Limited experience at this point, but I was recently told at my lgs that steel cases while less money, are harder on the weapon in terms of mechanical wear. Made sense, as steel is harder than brass of course, so I just took him at his word. That's all I can contribute. I'll be watching this thread for any correction.


----------



## twomode (Jun 7, 2009)

So here I am slowly eating my words. We bought Laurie an XD9 Saturday after CC class. No one was more surprised than me as she'd up to this point didn't want to move up. She shot it pretty well. 

Back to the subject. We hadn't found any more ammo so I stopped at a small pawn/gun shop and bought 2 boxes without looking at the stuff. Got to the range, opened it....DANG if Ididn't buy steel case.
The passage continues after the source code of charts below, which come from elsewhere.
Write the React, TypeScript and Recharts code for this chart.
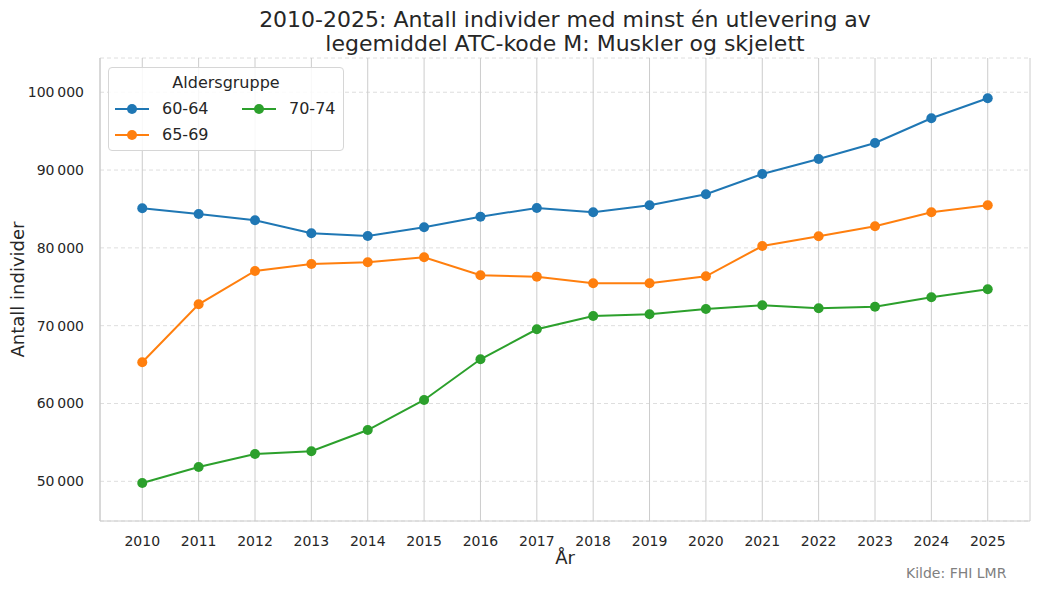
import React from "react";
import { LineChart, Line, XAxis, YAxis, CartesianGrid } from "recharts";

const years = [2010, 2011, 2012, 2013, 2014, 2015, 2016, 2017, 2018, 2019, 2020, 2021, 2022, 2023, 2024, 2025];
const g6064 = [85100, 84360, 83550, 81880, 81530, 82650, 84010, 85130, 84580, 85480, 86890, 89500, 91430, 93480, 96660, 99230];
const g6569 = [65300, 72750, 77030, 77930, 78150, 78790, 76480, 76300, 75450, 75450, 76350, 80240, 81490, 82780, 84580, 85480];
const g7074 = [49780, 51840, 53510, 53860, 56590, 60450, 65680, 69540, 71250, 71470, 72150, 72620, 72240, 72440, 73650, 74680];
const yTicks = [50000, 60000, 70000, 80000, 90000, 100000];

const seriesNames = ["60-64", "65-69", "70-74"];
const colors = ["#1f77b4", "#ff7f0e", "#2ca02c"];

const data = years.map((y, i) => ({ year: y, "60-64": g6064[i], "65-69": g6569[i], "70-74": g7074[i] }));

const FONT = "'DejaVu Sans', sans-serif";
const TXT = "#262626";

const fmt = (v: number) => {
  const s = String(Math.round(v));
  return s.replace(/\B(?=(\d{3})+(?!\d))/g, "\u2009");
};

const Marker = ({ color }: { color: string }) => (
  <svg width={34} height={12} style={{ display: "block" }}>
    <line x1={0} y1={6} x2={34} y2={6} stroke={color} strokeWidth={2} />
    <circle cx={17} cy={6} r={5} fill={color} />
  </svg>
);

const LegendBox = () => (
  <div
    style={{
      position: "absolute",
      left: 108,
      top: 67,
      width: 236,
      height: 84,
      border: "1px solid #d6d6d6",
      borderRadius: 4,
      background: "rgba(255,255,255,0.85)",
      fontFamily: FONT,
      color: TXT,
      boxSizing: "border-box",
    }}
  >
    <div style={{ position: "absolute", top: 5, left: 0, width: "100%", textAlign: "center", fontSize: 16 }}>
      Aldersgruppe
    </div>
    {[
      { i: 0, x: 6, y: 41 },
      { i: 1, x: 6, y: 67 },
      { i: 2, x: 133, y: 41 },
    ].map(({ i, x, y }) => (
      <div key={i} style={{ position: "absolute", left: x, top: y - 6, display: "flex", alignItems: "center" }}>
        <Marker color={colors[i]} />
        <span style={{ marginLeft: 13, fontSize: 16, lineHeight: "12px" }}>{seriesNames[i]}</span>
      </div>
    ))}
  </div>
);

export default function App() {
  return (
    <div style={{ position: "absolute", left: 0, top: 0, width: 1039, height: 591, background: "#fff" }}>
      <LineChart
        width={1039}
        height={591}
        data={data}
        margin={{ top: 58, right: 9, bottom: 40, left: 0 }}
        style={{ fontFamily: FONT }}
      >
        <CartesianGrid vertical={false} stroke="#dedede" strokeDasharray="4 3" />
        <CartesianGrid horizontal={false} stroke="#cccccc" />
        <XAxis
          dataKey="year"
          type="number"
          domain={[2009.25, 2025.75]}
          ticks={years}
          interval={0}
          height={30}
          tickLine={false}
          tickMargin={9}
          axisLine={{ stroke: "#cccccc" }}
          tick={{ fill: TXT, fontSize: 14, fontFamily: FONT }}
          label={{ value: "År", position: "insideBottom", offset: -13, fill: TXT, fontSize: 18, fontFamily: FONT }}
        />
        <YAxis
          type="number"
          domain={[44900, 104400]}
          ticks={yTicks}
          width={100}
          tickLine={false}
          tickMargin={10}
          axisLine={{ stroke: "#cccccc" }}
          tickFormatter={fmt}
          tick={{ fill: TXT, fontSize: 14, fontFamily: FONT }}
          label={{
            value: "Antall individer",
            angle: -90,
            position: "insideLeft",
            offset: 18,
            style: { textAnchor: "middle" },
            fill: TXT,
            fontSize: 18,
            fontFamily: FONT,
          }}
        />
        {seriesNames.map((n, i) => (
          <Line
            key={n}
            dataKey={n}
            name={n}
            stroke={colors[i]}
            strokeWidth={2}
            dot={{ r: 5, fill: colors[i], stroke: colors[i], strokeWidth: 0 }}
            activeDot={false}
            isAnimationActive={false}
          />
        ))}
      </LineChart>
      <div
        style={{
          position: "absolute",
          left: 100,
          width: 930,
          top: 8,
          textAlign: "center",
          fontFamily: FONT,
          fontSize: 22,
          lineHeight: "24px",
          color: TXT,
        }}
      >
        2010-2025: Antall individer med minst én utlevering av
        <br />
        legemiddel ATC-kode M: Muskler og skjelett
      </div>
      <LegendBox />
      <div
        style={{
          position: "absolute",
          left: 906,
          top: 565,
          fontFamily: FONT,
          fontSize: 14,
          color: "#808080",
          whiteSpace: "nowrap",
        }}
      >
        Kilde: FHI LMR
      </div>
    </div>
  );
}
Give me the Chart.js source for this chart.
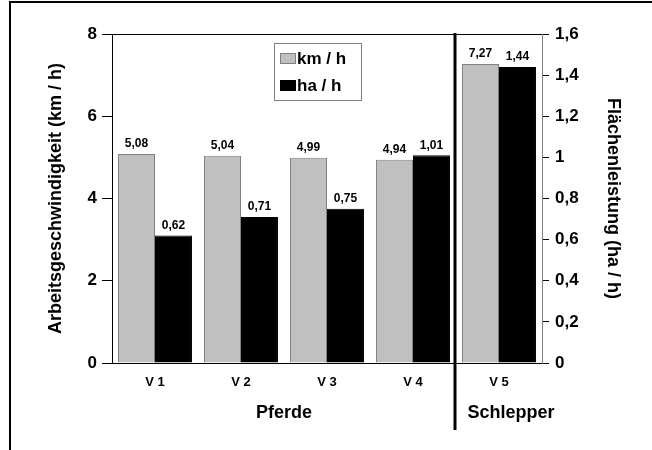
<!DOCTYPE html>
<html lang="de">
<head>
<meta charset="utf-8">
<title>Arbeitsgeschwindigkeit und Flächenleistung</title>
<script src="https://cdn.jsdelivr.net/npm/chart.js@4.4.0/dist/chart.umd.min.js"></script>
<style>
  html, body { margin: 0; padding: 0; background: #fff; }
  canvas { display: block; }
</style>
</head>
<body>
<canvas id="leistung" width="652" height="450"></canvas>
<script>
// Varianten und Messwerte
const categories = ['V 1', 'V 2', 'V 3', 'V 4', 'V 5'];
const speedKmh = [5.08, 5.04, 4.99, 4.94, 7.27];
const areaHaH = [0.62, 0.71, 0.75, 1.01, 1.44];

// Achsenbereiche
const speedMax = 8;
const speedStep = 2;
const areaMax = 1.6;
const areaStep = 0.2;

// Gruppen unter der x-Achse (erste und letzte Variante)
const groupNames = ['Pferde', 'Schlepper'];
const groupFirst = [0, 4];
const groupLast = [3, 4];

const FONT = 'Liberation Sans, Arial, Helvetica, sans-serif';
const komma = (v, d) => v.toFixed(d).replace('.', ',');

// Rahmen, Trennlinie, Gruppenbeschriftung, Werte und Legende
const extras = {
  id: 'extras',
  afterDraw(chart) {
    const { ctx, chartArea: area, scales } = chart;
    const x = scales.x;
    ctx.save();

    // Bildrahmen links und oben
    ctx.strokeStyle = '#000';
    ctx.lineWidth = 2;
    ctx.beginPath();
    ctx.moveTo(10, 450);
    ctx.lineTo(10, 2);
    ctx.lineTo(652, 2);
    ctx.stroke();

    // obere Begrenzung der Zeichenfläche
    ctx.lineWidth = 1;
    ctx.beginPath();
    ctx.moveTo(area.left, area.top + 0.5);
    ctx.lineTo(area.right, area.top + 0.5);
    ctx.stroke();

    // Trennlinie zwischen Pferden und Schlepper
    const sepX = (x.getPixelForValue(groupLast[0]) + x.getPixelForValue(groupFirst[1])) / 2;
    ctx.lineWidth = 3;
    ctx.beginPath();
    ctx.moveTo(sepX - 1, area.top - 1);
    ctx.lineTo(sepX - 1, 430);
    ctx.stroke();

    // Gruppennamen
    ctx.fillStyle = '#000';
    ctx.font = 'bold 18px ' + FONT;
    ctx.textAlign = 'center';
    ctx.textBaseline = 'middle';
    groupNames.forEach((name, i) => {
      let cx = (x.getPixelForValue(groupFirst[i]) + x.getPixelForValue(groupLast[i])) / 2;
      if (i === groupNames.length - 1) cx += 12;
      ctx.fillText(name, cx, 413);
    });

    // Werte über den Säulen
    ctx.font = 'bold 12px ' + FONT;
    ctx.textBaseline = 'bottom';
    chart.data.datasets.forEach((ds, di) => {
      chart.getDatasetMeta(di).data.forEach((bar, i) => {
        ctx.fillText(komma(ds.data[i], 2), bar.x, bar.y - 4);
      });
    });

    // Legende
    const lx = area.left + 162;
    const ly = area.top + 9;
    ctx.fillStyle = '#fff';
    ctx.fillRect(lx, ly, 88, 58);
    ctx.strokeStyle = '#808080';
    ctx.lineWidth = 1;
    ctx.strokeRect(lx + 0.5, ly + 0.5, 87, 57);
    ctx.textAlign = 'left';
    ctx.textBaseline = 'middle';
    ctx.font = 'bold 17px ' + FONT;
    chart.data.datasets.forEach((ds, di) => {
      const ry = ly + 15 + di * 27;
      ctx.fillStyle = ds.backgroundColor;
      ctx.fillRect(lx + 6, ry - 5, 16, 11);
      ctx.strokeStyle = ds.borderColor;
      ctx.strokeRect(lx + 6.5, ry - 4.5, 15, 10);
      ctx.fillStyle = '#000';
      ctx.fillText(ds.label, lx + 23, ry + 1);
    });

    ctx.restore();
  }
};

new Chart(document.getElementById('leistung').getContext('2d'), {
  type: 'bar',
  data: {
    labels: categories,
    datasets: [
      {
        label: 'km / h',
        data: speedKmh,
        yAxisID: 'y',
        backgroundColor: '#c0c0c0',
        borderColor: '#808080',
        borderWidth: 1
      },
      {
        label: 'ha / h',
        data: areaHaH,
        yAxisID: 'y1',
        backgroundColor: '#000000',
        borderColor: '#000000',
        borderWidth: 1
      }
    ]
  },
  options: {
    responsive: false,
    animation: false,
    layout: { padding: { top: 34, left: 0, right: 0, bottom: 0 } },
    datasets: { bar: { categoryPercentage: 0.86, barPercentage: 1 } },
    plugins: {
      legend: { display: false },
      tooltip: { enabled: false }
    },
    scales: {
      x: {
        grid: { display: false },
        border: { color: '#000', width: 1 },
        ticks: { color: '#000', font: { family: FONT, size: 13, weight: 'bold' }, padding: 4 },
        afterFit: s => { s.height = 87; }
      },
      y: {
        position: 'left',
        min: 0,
        max: speedMax,
        ticks: { stepSize: speedStep, color: '#000', padding: 5, font: { family: FONT, size: 17, weight: 'bold' } },
        grid: { drawOnChartArea: false, color: '#000', tickLength: 10 },
        border: { color: '#000', width: 1 },
        title: {
          display: true,
          text: 'Arbeitsgeschwindigkeit (km / h)',
          color: '#000',
          font: { family: FONT, size: 18, weight: 'bold' },
          padding: { top: 45, bottom: 0 }
        },
        afterFit: s => { s.width = 112; }
      },
      y1: {
        position: 'right',
        min: 0,
        max: areaMax,
        ticks: {
          stepSize: areaStep,
          color: '#000',
          padding: 6,
          font: { family: FONT, size: 17, weight: 'bold' },
          callback: v => String(Number(v.toFixed(1))).replace('.', ',')
        },
        grid: { drawOnChartArea: false, color: '#000', tickLength: 7 },
        border: { color: '#808080', width: 1 },
        title: {
          display: true,
          text: 'Flächenleistung (ha / h)',
          color: '#000',
          font: { family: FONT, size: 18, weight: 'bold' },
          padding: { top: 28, bottom: 0 }
        },
        afterFit: s => { s.width = 110; }
      }
    }
  },
  plugins: [extras]
});
</script>
</body>
</html>
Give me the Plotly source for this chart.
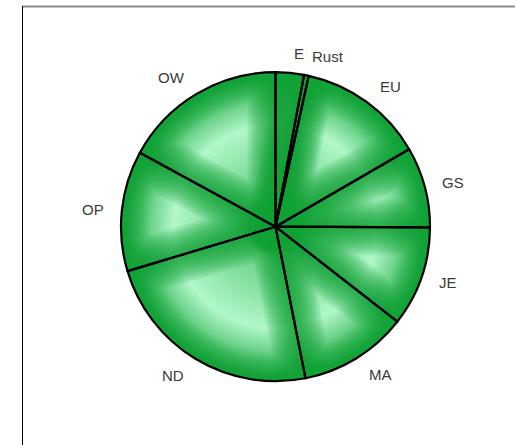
import plotly.graph_objects as go
import numpy as np

# ---- data ----
labels = ["E", "Rust", "EU", "GS", "JE", "MA", "ND", "OP", "OW"]
values = [2.96, 0.49, 13.19, 8.42, 10.47, 11.36, 23.47, 12.58, 17.06]

# ---- geometry / style ----
W, H = 515, 445
CX, CY, R = 275.5, 226.7, 154.5
DARK = np.array([17, 163, 55])
LIGHT = np.array([178, 247, 202])


def dom(r):
    return dict(x=[(CX - r) / W, (CX + r) / W],
                y=[1 - (CY + r) / H, 1 - (CY - r) / H])


def profile(f):
    # brightness across the radius: dark rim, light band, darker centre
    if f >= 0.66:
        return ((1 - f) / 0.34) ** 1.0
    return 0.4 + 0.6 * (f / 0.66) ** 1.2


def mix(t):
    c = DARK + (LIGHT - DARK) * t
    return "rgb(%d,%d,%d)" % tuple(np.round(c).astype(int))


fig = go.Figure()

# radial shading: stacked discs, largest first
N = 70
for k in range(N, 0, -1):
    fo, fi = k / N, (k - 1) / N
    fig.add_trace(go.Pie(values=[1], labels=["_"], sort=False,
                         domain=dom(R * fo), textinfo="none", hoverinfo="skip",
                         marker=dict(colors=[mix(profile((fo + fi) / 2))],
                                     line=dict(width=0)),
                         showlegend=False))

# darker bands along the slice borders
for w in range(56, 3, -4):
    fig.add_trace(go.Pie(values=values, labels=labels, sort=False,
                         direction="clockwise", rotation=0,
                         domain=dom(R), textinfo="none", hoverinfo="skip",
                         marker=dict(colors=["rgba(0,0,0,0)"] * len(values),
                                     line=dict(color="rgba(12,155,48,0.055)", width=w)),
                         showlegend=False))

# white mask outside the pie
RO = R + 40
fig.add_trace(go.Pie(values=[1], labels=["_"], sort=False, hole=R / RO,
                     domain=dom(RO), textinfo="none", hoverinfo="skip",
                     marker=dict(colors=["white"], line=dict(width=0)),
                     showlegend=False))

# main pie outline
fig.add_trace(go.Pie(values=values, labels=labels, sort=False,
                     direction="clockwise", rotation=0,
                     domain=dom(R), textinfo="none",
                     marker=dict(colors=["rgba(0,0,0,0)"] * len(values),
                                 line=dict(color="black", width=2.2)),
                     showlegend=False))

# labels placed outside at each slice's mid angle, anchored by their near edge
total = sum(values)
cum = np.cumsum([0] + values)
annotations = []
for i, lab in enumerate(labels):
    ang = np.radians((cum[i] + cum[i + 1]) / 2 / total * 360)
    r = 174 - 4 * abs(np.sin(ang)) ** 4
    x = CX + r * np.sin(ang)
    y = CY - r * np.cos(ang)
    annotations.append(dict(x=x / W, y=1 - y / H, xref="paper", yref="paper",
                            text=lab, showarrow=False,
                            xanchor="left" if np.sin(ang) >= 0 else "right",
                            yanchor="middle",
                            font=dict(family="Liberation Sans, Arial", size=15, color="#3a3a3a")))

shapes = [
    dict(type="line", xref="paper", yref="paper", x0=22 / W, x1=1.0,
         y0=1 - 6.5 / H, y1=1 - 6.5 / H, line=dict(color="#8a8a8a", width=2)),
    dict(type="line", xref="paper", yref="paper", x0=22.5 / W, x1=22.5 / W,
         y0=0, y1=1 - 6 / H, line=dict(color="black", width=1)),
]

fig.update_layout(width=W, height=H, margin=dict(l=0, r=0, t=0, b=0),
                  paper_bgcolor="white", plot_bgcolor="white",
                  annotations=annotations, shapes=shapes, showlegend=False)

fig.write_html("out.html", config={"displayModeBar": False},
               post_script="document.body.style.margin='0';")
So I shot it as that's all we had. Worked OK, no problems, but I'll be alot more careful in the future.


----------



## James NM (Jan 4, 2007)

If it only does it with steel cased ammo, just avoid steel cased ammo. 

The only guns I fire steel cased ammo in is Eastern Bloc guns. And the only Eastern Bloc guns I own are AK's and SKS's. But that's just me. My handguns only see brass, and an occasional aluminum.


----------



## mikiec (Apr 22, 2009)

I picked up some Blazer steel cased ammo, 200 rounds, and had no problems at all in my XD45. I still have another 100 rounds to use this coming Saturday. I'll report back.

Mike


----------



## James NM (Jan 4, 2007)

mikiec said:


> I picked up some Blazer steel cased ammo...
> 
> Mike


I'm not familiar with Blazer steel - only brass and aluminum.


----------



## mikiec (Apr 22, 2009)

I thought they were steel. I just checked their web site and I was wrong. They are alum.

mike


----------



## mikiec (Apr 22, 2009)

I ran some Wolf steel cases through my XD over the weekend. I had 1 failure to feed, but that was due to operator error. The next 200 rounds were flawless.

Mike


----------